>>>>>
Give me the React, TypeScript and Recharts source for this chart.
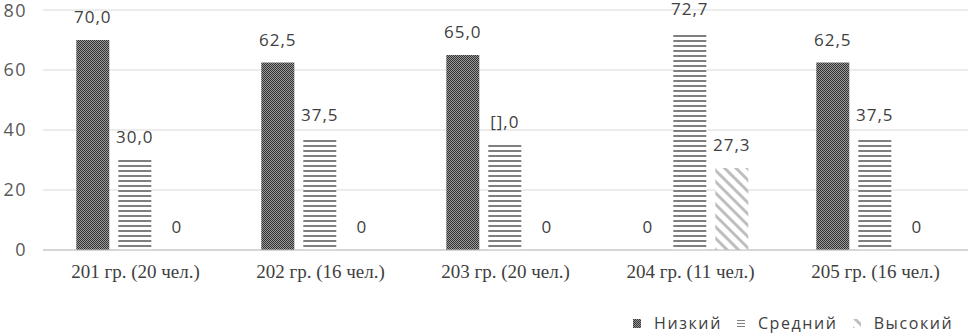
import { BarChart, Bar, XAxis, YAxis, CartesianGrid, LabelList } from "recharts";

const categories = [
  "201 гр. (20 чел.)",
  "202 гр. (16 чел.)",
  "203 гр. (20 чел.)",
  "204 гр. (11 чел.)",
  "205 гр. (16 чел.)",
];
const lowValues = [70, 62.5, 65, 0, 62.5];
const midValues = [30, 37.5, 35, 72.7, 37.5];
const highValues = [0, 0, 0, 27.3, 0];
const lowLabels = ["70,0", "62,5", "65,0", "0", "62,5"];
const midLabels = ["30,0", "37,5", "[],0", "72,7", "37,5"];
const highLabels = ["0", "0", "0", "27,3", "0"];
const seriesNames = ["Низкий", "Средний", "Высокий"];
const yTicks = [0, 20, 40, 60, 80];
const edgeTicks = [0, 1, 2, 3, 4, 5];

const data = categories.map((name, i) => ({
  name,
  low: lowValues[i],
  mid: midValues[i],
  high: highValues[i],
}));

const labelFont = "'Open Sans', sans-serif";

const makeLabel = (labels: string[]) => (props: any) => {
  const { x, y, width, height, index } = props;
  const top = Math.min(y, y + height);
  return (
    <text
      x={x + width / 2}
      y={top - 17}
      textAnchor="middle"
      fontSize={17}
      fill="#404040"
      fontFamily={labelFont}
      letterSpacing={1}
    >
      {labels[index]}
    </text>
  );
};

// keep zero bars in the layout so their "0" labels are drawn
const zeroSize = (value: any) => (value === 0 ? 0.01 : 0);

const patternIds = ["patLow", "patMidKey", "patHigh"];

const LegendBox = () => (
  <div
    style={{
      position: "absolute",
      left: 633,
      top: 313,
      display: "flex",
      alignItems: "center",
      fontFamily: labelFont,
      fontSize: 16,
      color: "#404040",
      letterSpacing: 1.6,
      lineHeight: "20px",
    }}
  >
    {seriesNames.map((n, i) => (
      <div key={n} style={{ display: "flex", alignItems: "center", marginRight: 15 }}>
        <svg width={8} height={9} style={{ marginRight: 13 }}>
          <rect width={8} height={9} fill={`url(#${patternIds[i]})`} />
        </svg>
        <span>{n}</span>
      </div>
    ))}
  </div>
);

export default function App() {
  return (
    <div style={{ position: "absolute", left: 0, top: 0, width: 970, height: 336, background: "#fff" }}>
      <BarChart
        width={970}
        height={336}
        data={data}
        margin={{ top: 10, right: 2, left: 0, bottom: 0 }}
        barCategoryGap="18%"
        barGap={9}
      >
        <defs>
          <pattern id="patLow" width={2} height={2} patternUnits="userSpaceOnUse">
            <rect width={2} height={2} fill="#999999" />
            <rect x={0} y={0} width={1} height={1} fill="#333333" />
            <rect x={1} y={1} width={1} height={1} fill="#333333" />
          </pattern>
          <pattern id="patMid" width={4} height={5} patternUnits="userSpaceOnUse">
            <rect width={4} height={5} fill="#fff" />
            <rect x={0} y={0} width={4} height={2} fill="#7f7f7f" />
          </pattern>
          <pattern id="patMidKey" width={4} height={3} patternUnits="userSpaceOnUse">
            <rect width={4} height={3} fill="#fff" />
            <rect x={0} y={1} width={4} height={1} fill="#7f7f7f" />
          </pattern>
          <pattern id="patHigh" width={8} height={8} patternUnits="userSpaceOnUse" patternTransform="rotate(-45)">
            <rect width={8} height={8} fill="#fff" />
            <rect x={0} y={0} width={3} height={8} fill="#bfbfbf" />
          </pattern>
        </defs>
        <CartesianGrid vertical={false} stroke="#d9d9d9" />
        <XAxis
          xAxisId="edges"
          type="number"
          domain={[0, 5]}
          ticks={edgeTicks}
          allowDataOverflow
          height={0}
          axisLine={false}
          tickSize={5}
          tickLine={{ stroke: "#bfbfbf" }}
          tickFormatter={() => ""}
        />
        <XAxis
          dataKey="name"
          height={86}
          axisLine={{ stroke: "#bfbfbf" }}
          tickLine={false}
          tick={{ fill: "#404040", fontSize: 19, fontFamily: "Liberation Serif, Times New Roman, serif" }}
          tickMargin={9}
        />
        <YAxis
          width={43}
          domain={[0, 80]}
          ticks={yTicks}
          axisLine={false}
          tickLine={false}
          tickMargin={10}
          tick={{ fill: "#595959", fontSize: 18, fontFamily: labelFont, letterSpacing: 1.5 }}
        />
        <Bar dataKey="low" name={seriesNames[0]} fill="url(#patLow)" minPointSize={zeroSize} isAnimationActive={false}>
          <LabelList dataKey="low" content={makeLabel(lowLabels)} />
        </Bar>
        <Bar dataKey="mid" name={seriesNames[1]} fill="url(#patMid)" minPointSize={zeroSize} isAnimationActive={false}>
          <LabelList dataKey="mid" content={makeLabel(midLabels)} />
        </Bar>
        <Bar dataKey="high" name={seriesNames[2]} fill="url(#patHigh)" minPointSize={zeroSize} isAnimationActive={false}>
          <LabelList dataKey="high" content={makeLabel(highLabels)} />
        </Bar>
      </BarChart>
      <LegendBox />
    </div>
  );
}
<<<<<
To be done: Would you set down the listing exactly, omitting pictures?

Finished exercise:
Give me the React, TypeScript and Recharts source for this chart.
import { BarChart, Bar, XAxis, YAxis, CartesianGrid, LabelList } from "recharts";

const categories = [
  "201 гр. (20 чел.)",
  "202 гр. (16 чел.)",
  "203 гр. (20 чел.)",
  "204 гр. (11 чел.)",
  "205 гр. (16 чел.)",
];
const lowValues = [70, 62.5, 65, 0, 62.5];
const midValues = [30, 37.5, 35, 72.7, 37.5];
const highValues = [0, 0, 0, 27.3, 0];
const lowLabels = ["70,0", "62,5", "65,0", "0", "62,5"];
const midLabels = ["30,0", "37,5", "[],0", "72,7", "37,5"];
const highLabels = ["0", "0", "0", "27,3", "0"];
const seriesNames = ["Низкий", "Средний", "Высокий"];
const yTicks = [0, 20, 40, 60, 80];
const edgeTicks = [0, 1, 2, 3, 4, 5];

const data = categories.map((name, i) => ({
  name,
  low: lowValues[i],
  mid: midValues[i],
  high: highValues[i],
}));

const labelFont = "'Open Sans', sans-serif";

const makeLabel = (labels: string[]) => (props: any) => {
  const { x, y, width, height, index } = props;
  const top = Math.min(y, y + height);
  return (
    <text
      x={x + width / 2}
      y={top - 17}
      textAnchor="middle"
      fontSize={17}
      fill="#404040"
      fontFamily={labelFont}
      letterSpacing={1}
    >
      {labels[index]}
    </text>
  );
};

// keep zero bars in the layout so their "0" labels are drawn
const zeroSize = (value: any) => (value === 0 ? 0.01 : 0);

const patternIds = ["patLow", "patMidKey", "patHigh"];

const LegendBox = () => (
  <div
    style={{
      position: "absolute",
      left: 633,
      top: 313,
      display: "flex",
      alignItems: "center",
      fontFamily: labelFont,
      fontSize: 16,
      color: "#404040",
      letterSpacing: 1.6,
      lineHeight: "20px",
    }}
  >
    {seriesNames.map((n, i) => (
      <div key={n} style={{ display: "flex", alignItems: "center", marginRight: 15 }}>
        <svg width={8} height={9} style={{ marginRight: 13 }}>
          <rect width={8} height={9} fill={`url(#${patternIds[i]})`} />
        </svg>
        <span>{n}</span>
      </div>
    ))}
  </div>
);

export default function App() {
  return (
    <div style={{ position: "absolute", left: 0, top: 0, width: 970, height: 336, background: "#fff" }}>
      <BarChart
        width={970}
        height={336}
        data={data}
        margin={{ top: 10, right: 2, left: 0, bottom: 0 }}
        barCategoryGap="18%"
        barGap={9}
      >
        <defs>
          <pattern id="patLow" width={2} height={2} patternUnits="userSpaceOnUse">
            <rect width={2} height={2} fill="#999999" />
            <rect x={0} y={0} width={1} height={1} fill="#333333" />
            <rect x={1} y={1} width={1} height={1} fill="#333333" />
          </pattern>
          <pattern id="patMid" width={4} height={5} patternUnits="userSpaceOnUse">
            <rect width={4} height={5} fill="#fff" />
            <rect x={0} y={0} width={4} height={2} fill="#7f7f7f" />
          </pattern>
          <pattern id="patMidKey" width={4} height={3} patternUnits="userSpaceOnUse">
            <rect width={4} height={3} fill="#fff" />
            <rect x={0} y={1} width={4} height={1} fill="#7f7f7f" />
          </pattern>
          <pattern id="patHigh" width={8} height={8} patternUnits="userSpaceOnUse" patternTransform="rotate(-45)">
            <rect width={8} height={8} fill="#fff" />
            <rect x={0} y={0} width={3} height={8} fill="#bfbfbf" />
          </pattern>
        </defs>
        <CartesianGrid vertical={false} stroke="#d9d9d9" />
        <XAxis
          xAxisId="edges"
          type="number"
          domain={[0, 5]}
          ticks={edgeTicks}
          allowDataOverflow
          height={0}
          axisLine={false}
          tickSize={5}
          tickLine={{ stroke: "#bfbfbf" }}
          tickFormatter={() => ""}
        />
        <XAxis
          dataKey="name"
          height={86}
          axisLine={{ stroke: "#bfbfbf" }}
          tickLine={false}
          tick={{ fill: "#404040", fontSize: 19, fontFamily: "Liberation Serif, Times New Roman, serif" }}
          tickMargin={9}
        />
        <YAxis
          width={43}
          domain={[0, 80]}
          ticks={yTicks}
          axisLine={false}
          tickLine={false}
          tickMargin={10}
          tick={{ fill: "#595959", fontSize: 18, fontFamily: labelFont, letterSpacing: 1.5 }}
        />
        <Bar dataKey="low" name={seriesNames[0]} fill="url(#patLow)" minPointSize={zeroSize} isAnimationActive={false}>
          <LabelList dataKey="low" content={makeLabel(lowLabels)} />
        </Bar>
        <Bar dataKey="mid" name={seriesNames[1]} fill="url(#patMid)" minPointSize={zeroSize} isAnimationActive={false}>
          <LabelList dataKey="mid" content={makeLabel(midLabels)} />
        </Bar>
        <Bar dataKey="high" name={seriesNames[2]} fill="url(#patHigh)" minPointSize={zeroSize} isAnimationActive={false}>
          <LabelList dataKey="high" content={makeLabel(highLabels)} />
        </Bar>
      </BarChart>
      <LegendBox />
    </div>
  );
}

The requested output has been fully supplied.